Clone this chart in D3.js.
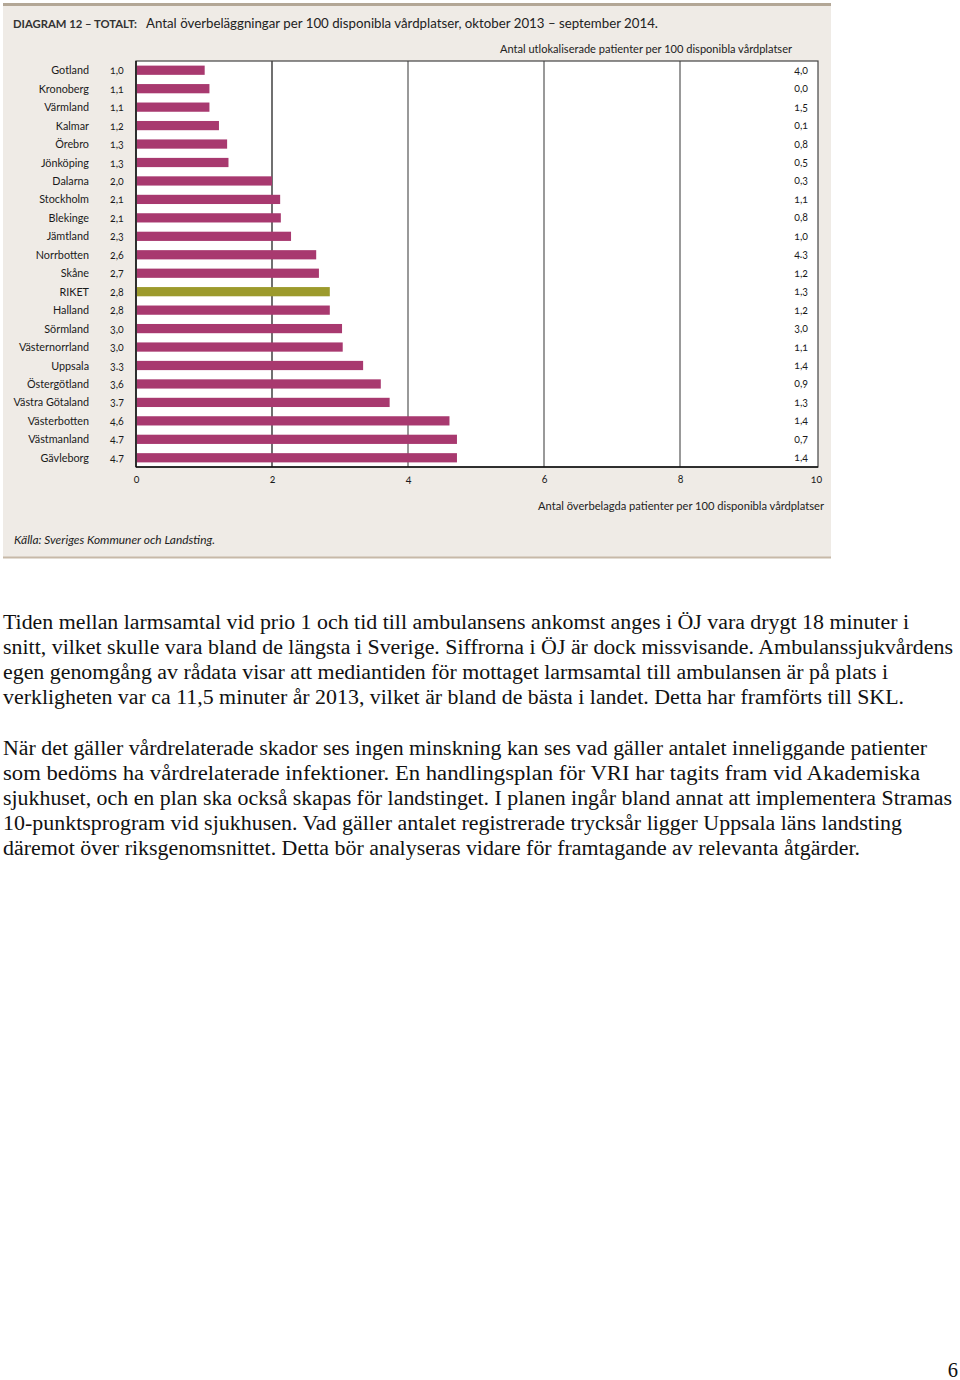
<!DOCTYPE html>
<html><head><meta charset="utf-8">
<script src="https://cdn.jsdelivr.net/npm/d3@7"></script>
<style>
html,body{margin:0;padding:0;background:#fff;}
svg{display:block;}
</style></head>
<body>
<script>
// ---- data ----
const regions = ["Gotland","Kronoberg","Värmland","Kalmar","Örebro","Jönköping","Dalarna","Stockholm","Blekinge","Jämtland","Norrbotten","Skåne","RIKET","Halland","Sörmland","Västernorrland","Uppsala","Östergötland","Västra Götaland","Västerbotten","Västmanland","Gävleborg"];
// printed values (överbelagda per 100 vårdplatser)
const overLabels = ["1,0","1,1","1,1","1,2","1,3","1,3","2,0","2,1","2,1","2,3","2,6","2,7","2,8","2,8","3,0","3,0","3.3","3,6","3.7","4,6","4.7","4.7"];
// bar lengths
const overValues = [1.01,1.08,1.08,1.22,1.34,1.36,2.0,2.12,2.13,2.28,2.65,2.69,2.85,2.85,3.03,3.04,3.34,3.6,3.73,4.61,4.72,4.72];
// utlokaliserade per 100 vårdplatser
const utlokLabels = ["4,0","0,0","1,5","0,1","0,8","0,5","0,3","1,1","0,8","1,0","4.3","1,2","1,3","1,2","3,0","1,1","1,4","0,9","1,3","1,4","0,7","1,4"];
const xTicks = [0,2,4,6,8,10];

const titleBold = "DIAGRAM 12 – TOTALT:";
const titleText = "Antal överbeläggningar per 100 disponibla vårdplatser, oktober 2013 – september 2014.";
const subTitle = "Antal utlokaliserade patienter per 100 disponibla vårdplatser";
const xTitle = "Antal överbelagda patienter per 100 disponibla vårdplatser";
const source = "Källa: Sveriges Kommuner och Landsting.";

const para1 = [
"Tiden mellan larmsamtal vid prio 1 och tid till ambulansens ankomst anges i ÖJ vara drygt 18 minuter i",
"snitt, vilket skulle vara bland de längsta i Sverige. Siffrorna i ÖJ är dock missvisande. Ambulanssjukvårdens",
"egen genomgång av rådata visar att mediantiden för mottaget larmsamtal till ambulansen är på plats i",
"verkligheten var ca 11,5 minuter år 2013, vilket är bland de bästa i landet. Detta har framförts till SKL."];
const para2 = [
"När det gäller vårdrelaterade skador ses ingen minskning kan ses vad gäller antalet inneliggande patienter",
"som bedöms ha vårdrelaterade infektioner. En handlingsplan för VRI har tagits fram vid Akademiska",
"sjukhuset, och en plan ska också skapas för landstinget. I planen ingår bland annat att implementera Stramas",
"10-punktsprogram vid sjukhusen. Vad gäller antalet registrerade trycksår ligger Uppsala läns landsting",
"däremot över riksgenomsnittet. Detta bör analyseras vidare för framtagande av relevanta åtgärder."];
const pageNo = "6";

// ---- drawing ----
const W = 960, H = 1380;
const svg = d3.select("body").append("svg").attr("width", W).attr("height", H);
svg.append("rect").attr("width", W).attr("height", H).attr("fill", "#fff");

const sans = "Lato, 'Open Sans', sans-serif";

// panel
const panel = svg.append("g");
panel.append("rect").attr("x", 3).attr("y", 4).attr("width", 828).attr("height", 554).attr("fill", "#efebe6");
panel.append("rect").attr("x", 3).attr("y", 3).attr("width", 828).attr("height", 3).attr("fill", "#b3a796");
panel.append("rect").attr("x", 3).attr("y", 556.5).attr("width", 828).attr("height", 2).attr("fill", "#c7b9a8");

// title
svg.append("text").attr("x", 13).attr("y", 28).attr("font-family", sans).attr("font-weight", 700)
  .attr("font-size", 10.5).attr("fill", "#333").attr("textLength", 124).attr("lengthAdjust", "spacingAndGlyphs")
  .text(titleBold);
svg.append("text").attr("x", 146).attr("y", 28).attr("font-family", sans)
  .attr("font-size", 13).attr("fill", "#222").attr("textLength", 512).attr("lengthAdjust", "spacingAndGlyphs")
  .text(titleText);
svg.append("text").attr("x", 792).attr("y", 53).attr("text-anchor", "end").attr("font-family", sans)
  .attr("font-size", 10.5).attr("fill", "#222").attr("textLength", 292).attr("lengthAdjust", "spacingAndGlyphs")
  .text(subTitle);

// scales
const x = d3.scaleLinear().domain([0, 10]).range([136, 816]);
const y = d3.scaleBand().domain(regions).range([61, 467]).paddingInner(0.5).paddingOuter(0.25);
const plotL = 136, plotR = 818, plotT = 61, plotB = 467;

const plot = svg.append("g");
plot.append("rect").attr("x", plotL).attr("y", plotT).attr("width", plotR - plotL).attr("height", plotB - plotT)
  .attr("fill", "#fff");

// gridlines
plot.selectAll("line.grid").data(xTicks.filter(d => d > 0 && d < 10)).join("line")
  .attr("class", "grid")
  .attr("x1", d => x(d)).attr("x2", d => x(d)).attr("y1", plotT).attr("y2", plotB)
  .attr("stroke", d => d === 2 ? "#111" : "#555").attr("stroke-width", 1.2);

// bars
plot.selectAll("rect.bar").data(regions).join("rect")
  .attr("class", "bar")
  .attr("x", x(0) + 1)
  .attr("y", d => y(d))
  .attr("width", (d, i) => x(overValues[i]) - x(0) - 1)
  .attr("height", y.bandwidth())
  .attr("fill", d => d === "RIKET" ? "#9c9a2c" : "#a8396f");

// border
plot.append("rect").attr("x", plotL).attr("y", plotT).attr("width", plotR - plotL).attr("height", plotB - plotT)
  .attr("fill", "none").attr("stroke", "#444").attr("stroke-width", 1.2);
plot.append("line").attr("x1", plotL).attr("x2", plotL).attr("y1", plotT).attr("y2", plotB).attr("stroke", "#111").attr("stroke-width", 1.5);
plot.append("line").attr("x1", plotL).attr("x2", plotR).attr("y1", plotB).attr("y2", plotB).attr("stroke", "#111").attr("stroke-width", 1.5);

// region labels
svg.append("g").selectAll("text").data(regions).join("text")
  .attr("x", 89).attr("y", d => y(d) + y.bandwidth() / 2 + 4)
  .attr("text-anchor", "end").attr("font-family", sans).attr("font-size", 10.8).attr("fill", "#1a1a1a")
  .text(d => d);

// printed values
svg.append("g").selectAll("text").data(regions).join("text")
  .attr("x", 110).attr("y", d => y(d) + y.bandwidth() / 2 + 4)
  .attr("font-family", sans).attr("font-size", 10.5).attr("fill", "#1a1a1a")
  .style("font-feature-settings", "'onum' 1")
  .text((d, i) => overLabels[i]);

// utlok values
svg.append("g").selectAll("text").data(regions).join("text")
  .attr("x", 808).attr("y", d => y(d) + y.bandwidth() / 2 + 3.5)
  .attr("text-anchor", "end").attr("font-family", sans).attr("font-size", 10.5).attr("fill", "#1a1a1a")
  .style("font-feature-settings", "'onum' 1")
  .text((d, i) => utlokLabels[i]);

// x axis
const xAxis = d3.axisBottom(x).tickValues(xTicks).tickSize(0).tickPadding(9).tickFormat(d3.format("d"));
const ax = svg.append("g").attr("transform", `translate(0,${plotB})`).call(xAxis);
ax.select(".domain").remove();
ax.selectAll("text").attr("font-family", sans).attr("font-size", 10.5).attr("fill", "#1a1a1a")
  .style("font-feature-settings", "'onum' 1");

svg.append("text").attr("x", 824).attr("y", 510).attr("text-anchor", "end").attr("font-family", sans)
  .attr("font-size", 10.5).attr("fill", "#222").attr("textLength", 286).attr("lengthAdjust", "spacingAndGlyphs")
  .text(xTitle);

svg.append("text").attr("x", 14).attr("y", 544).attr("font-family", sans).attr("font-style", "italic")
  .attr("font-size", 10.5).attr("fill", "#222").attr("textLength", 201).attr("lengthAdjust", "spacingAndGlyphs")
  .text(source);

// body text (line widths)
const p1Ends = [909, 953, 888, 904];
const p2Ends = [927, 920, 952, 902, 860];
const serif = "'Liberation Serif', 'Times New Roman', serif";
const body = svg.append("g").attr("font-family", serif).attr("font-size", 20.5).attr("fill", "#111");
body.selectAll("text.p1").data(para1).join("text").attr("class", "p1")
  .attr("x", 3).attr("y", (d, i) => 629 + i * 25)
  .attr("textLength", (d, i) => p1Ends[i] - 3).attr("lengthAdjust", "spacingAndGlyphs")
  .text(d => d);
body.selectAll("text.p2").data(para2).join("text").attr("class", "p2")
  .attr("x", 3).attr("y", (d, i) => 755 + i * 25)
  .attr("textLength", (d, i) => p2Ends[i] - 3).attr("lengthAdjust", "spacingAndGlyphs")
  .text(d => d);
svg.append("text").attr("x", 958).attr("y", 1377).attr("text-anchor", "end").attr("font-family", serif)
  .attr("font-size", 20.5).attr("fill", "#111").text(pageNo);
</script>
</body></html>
* * *
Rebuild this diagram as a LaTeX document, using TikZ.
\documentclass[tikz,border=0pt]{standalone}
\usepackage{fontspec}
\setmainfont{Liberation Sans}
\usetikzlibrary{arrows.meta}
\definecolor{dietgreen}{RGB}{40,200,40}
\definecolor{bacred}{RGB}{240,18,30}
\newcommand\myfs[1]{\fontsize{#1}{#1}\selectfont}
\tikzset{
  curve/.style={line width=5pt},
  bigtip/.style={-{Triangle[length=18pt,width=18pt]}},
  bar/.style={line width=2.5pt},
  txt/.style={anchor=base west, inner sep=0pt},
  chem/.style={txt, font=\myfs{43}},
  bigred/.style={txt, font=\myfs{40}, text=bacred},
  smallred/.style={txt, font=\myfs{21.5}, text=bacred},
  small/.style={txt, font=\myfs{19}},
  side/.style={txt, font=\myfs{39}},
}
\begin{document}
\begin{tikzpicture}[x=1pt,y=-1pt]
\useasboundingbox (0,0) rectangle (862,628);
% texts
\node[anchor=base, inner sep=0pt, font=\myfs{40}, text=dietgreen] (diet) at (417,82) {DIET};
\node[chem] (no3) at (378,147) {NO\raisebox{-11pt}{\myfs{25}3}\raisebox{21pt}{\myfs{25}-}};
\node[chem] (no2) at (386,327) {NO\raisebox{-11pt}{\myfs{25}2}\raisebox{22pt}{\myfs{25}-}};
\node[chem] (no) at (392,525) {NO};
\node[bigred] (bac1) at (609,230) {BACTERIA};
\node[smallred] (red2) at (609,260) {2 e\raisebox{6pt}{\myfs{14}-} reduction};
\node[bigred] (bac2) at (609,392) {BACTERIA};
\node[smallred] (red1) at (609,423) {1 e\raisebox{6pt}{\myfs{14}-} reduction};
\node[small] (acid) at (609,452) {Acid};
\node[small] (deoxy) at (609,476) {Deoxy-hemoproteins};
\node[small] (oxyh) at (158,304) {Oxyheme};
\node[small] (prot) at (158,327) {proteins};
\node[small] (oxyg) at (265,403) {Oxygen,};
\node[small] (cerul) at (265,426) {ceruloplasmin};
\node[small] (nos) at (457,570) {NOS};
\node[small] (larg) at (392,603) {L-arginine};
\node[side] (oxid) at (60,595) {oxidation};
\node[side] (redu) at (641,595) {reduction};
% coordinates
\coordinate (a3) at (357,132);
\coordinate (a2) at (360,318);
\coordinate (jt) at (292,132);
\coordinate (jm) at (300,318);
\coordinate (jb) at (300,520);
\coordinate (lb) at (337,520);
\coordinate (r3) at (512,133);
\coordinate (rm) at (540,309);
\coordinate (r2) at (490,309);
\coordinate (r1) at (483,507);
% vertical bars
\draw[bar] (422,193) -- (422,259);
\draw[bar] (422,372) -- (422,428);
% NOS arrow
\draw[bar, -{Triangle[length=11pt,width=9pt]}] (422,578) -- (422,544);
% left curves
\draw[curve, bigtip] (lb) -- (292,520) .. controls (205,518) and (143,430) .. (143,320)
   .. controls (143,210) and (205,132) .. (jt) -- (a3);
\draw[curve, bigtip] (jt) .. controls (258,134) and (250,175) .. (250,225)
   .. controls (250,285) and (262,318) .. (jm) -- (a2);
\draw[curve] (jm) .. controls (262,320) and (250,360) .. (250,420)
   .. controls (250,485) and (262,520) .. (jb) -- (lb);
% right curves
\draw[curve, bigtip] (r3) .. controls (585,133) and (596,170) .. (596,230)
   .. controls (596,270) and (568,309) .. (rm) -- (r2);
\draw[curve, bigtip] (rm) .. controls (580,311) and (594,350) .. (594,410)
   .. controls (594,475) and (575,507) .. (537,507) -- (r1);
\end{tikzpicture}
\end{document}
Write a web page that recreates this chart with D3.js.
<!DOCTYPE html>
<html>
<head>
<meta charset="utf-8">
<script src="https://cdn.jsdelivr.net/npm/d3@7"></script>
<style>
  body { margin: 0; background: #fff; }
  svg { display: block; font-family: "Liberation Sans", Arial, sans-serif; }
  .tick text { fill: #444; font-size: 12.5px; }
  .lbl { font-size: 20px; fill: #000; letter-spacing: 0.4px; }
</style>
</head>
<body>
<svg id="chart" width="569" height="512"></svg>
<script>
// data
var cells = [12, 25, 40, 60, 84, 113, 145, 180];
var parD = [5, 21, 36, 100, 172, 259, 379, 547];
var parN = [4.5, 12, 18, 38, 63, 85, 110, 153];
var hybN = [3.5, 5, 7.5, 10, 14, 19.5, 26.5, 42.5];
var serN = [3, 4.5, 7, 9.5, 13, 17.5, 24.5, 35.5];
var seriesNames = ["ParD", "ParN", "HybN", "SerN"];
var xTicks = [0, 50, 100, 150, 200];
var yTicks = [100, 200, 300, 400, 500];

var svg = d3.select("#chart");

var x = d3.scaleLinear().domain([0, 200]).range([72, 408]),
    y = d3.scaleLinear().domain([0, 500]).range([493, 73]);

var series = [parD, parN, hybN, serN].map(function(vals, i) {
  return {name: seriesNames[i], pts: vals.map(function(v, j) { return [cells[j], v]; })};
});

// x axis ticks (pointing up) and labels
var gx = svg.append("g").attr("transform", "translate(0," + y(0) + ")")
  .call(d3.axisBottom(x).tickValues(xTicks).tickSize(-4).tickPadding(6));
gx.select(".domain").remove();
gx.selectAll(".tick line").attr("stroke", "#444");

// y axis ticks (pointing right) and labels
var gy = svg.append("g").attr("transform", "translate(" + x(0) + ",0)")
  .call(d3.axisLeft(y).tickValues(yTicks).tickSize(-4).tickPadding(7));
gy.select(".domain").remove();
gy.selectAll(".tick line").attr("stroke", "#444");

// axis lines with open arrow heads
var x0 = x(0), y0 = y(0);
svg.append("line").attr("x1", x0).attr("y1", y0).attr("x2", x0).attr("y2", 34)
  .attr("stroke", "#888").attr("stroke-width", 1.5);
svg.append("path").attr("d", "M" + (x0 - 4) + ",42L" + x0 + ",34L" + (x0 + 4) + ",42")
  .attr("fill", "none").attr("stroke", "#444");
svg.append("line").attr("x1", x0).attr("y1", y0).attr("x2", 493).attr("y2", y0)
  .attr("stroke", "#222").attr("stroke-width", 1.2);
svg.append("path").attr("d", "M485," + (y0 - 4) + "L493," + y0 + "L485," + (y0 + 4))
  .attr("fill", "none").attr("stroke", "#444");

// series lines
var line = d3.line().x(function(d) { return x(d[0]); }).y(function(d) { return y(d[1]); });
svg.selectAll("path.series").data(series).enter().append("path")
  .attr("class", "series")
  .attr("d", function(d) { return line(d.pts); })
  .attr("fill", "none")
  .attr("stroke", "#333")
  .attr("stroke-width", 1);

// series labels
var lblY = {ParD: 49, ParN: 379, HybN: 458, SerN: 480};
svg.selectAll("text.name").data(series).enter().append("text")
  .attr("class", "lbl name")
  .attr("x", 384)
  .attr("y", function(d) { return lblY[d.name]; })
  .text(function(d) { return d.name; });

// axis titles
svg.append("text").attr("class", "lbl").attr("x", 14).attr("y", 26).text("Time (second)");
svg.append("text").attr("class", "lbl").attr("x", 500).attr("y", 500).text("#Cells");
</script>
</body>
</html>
---
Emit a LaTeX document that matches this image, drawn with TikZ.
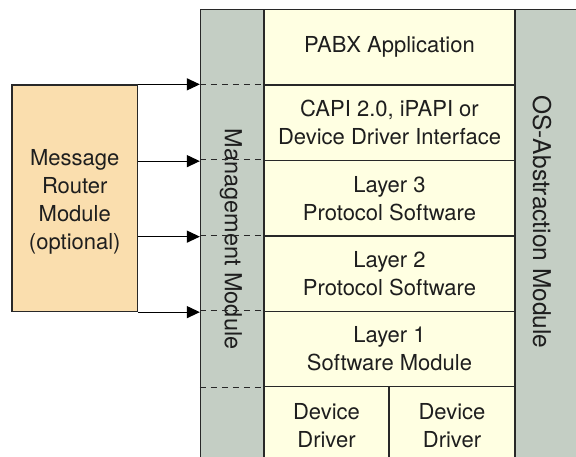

# Written exercise:
Pictures do not belong in the copy. Reproduce exactly the lines from the one with "Clone this chart in D3.js." to the one with "const xTicks = [0,2,4,6,8,10];", both lines included.

# Correct output:
Clone this chart in D3.js.
<!DOCTYPE html>
<html><head><meta charset="utf-8">
<script src="https://cdn.jsdelivr.net/npm/d3@7"></script>
<style>
html,body{margin:0;padding:0;background:#fff;}
svg{display:block;}
</style></head>
<body>
<script>
// ---- data ----
const regions = ["Gotland","Kronoberg","Värmland","Kalmar","Örebro","Jönköping","Dalarna","Stockholm","Blekinge","Jämtland","Norrbotten","Skåne","RIKET","Halland","Sörmland","Västernorrland","Uppsala","Östergötland","Västra Götaland","Västerbotten","Västmanland","Gävleborg"];
// printed values (överbelagda per 100 vårdplatser)
const overLabels = ["1,0","1,1","1,1","1,2","1,3","1,3","2,0","2,1","2,1","2,3","2,6","2,7","2,8","2,8","3,0","3,0","3.3","3,6","3.7","4,6","4.7","4.7"];
// bar lengths
const overValues = [1.01,1.08,1.08,1.22,1.34,1.36,2.0,2.12,2.13,2.28,2.65,2.69,2.85,2.85,3.03,3.04,3.34,3.6,3.73,4.61,4.72,4.72];
// utlokaliserade per 100 vårdplatser
const utlokLabels = ["4,0","0,0","1,5","0,1","0,8","0,5","0,3","1,1","0,8","1,0","4.3","1,2","1,3","1,2","3,0","1,1","1,4","0,9","1,3","1,4","0,7","1,4"];
const xTicks = [0,2,4,6,8,10];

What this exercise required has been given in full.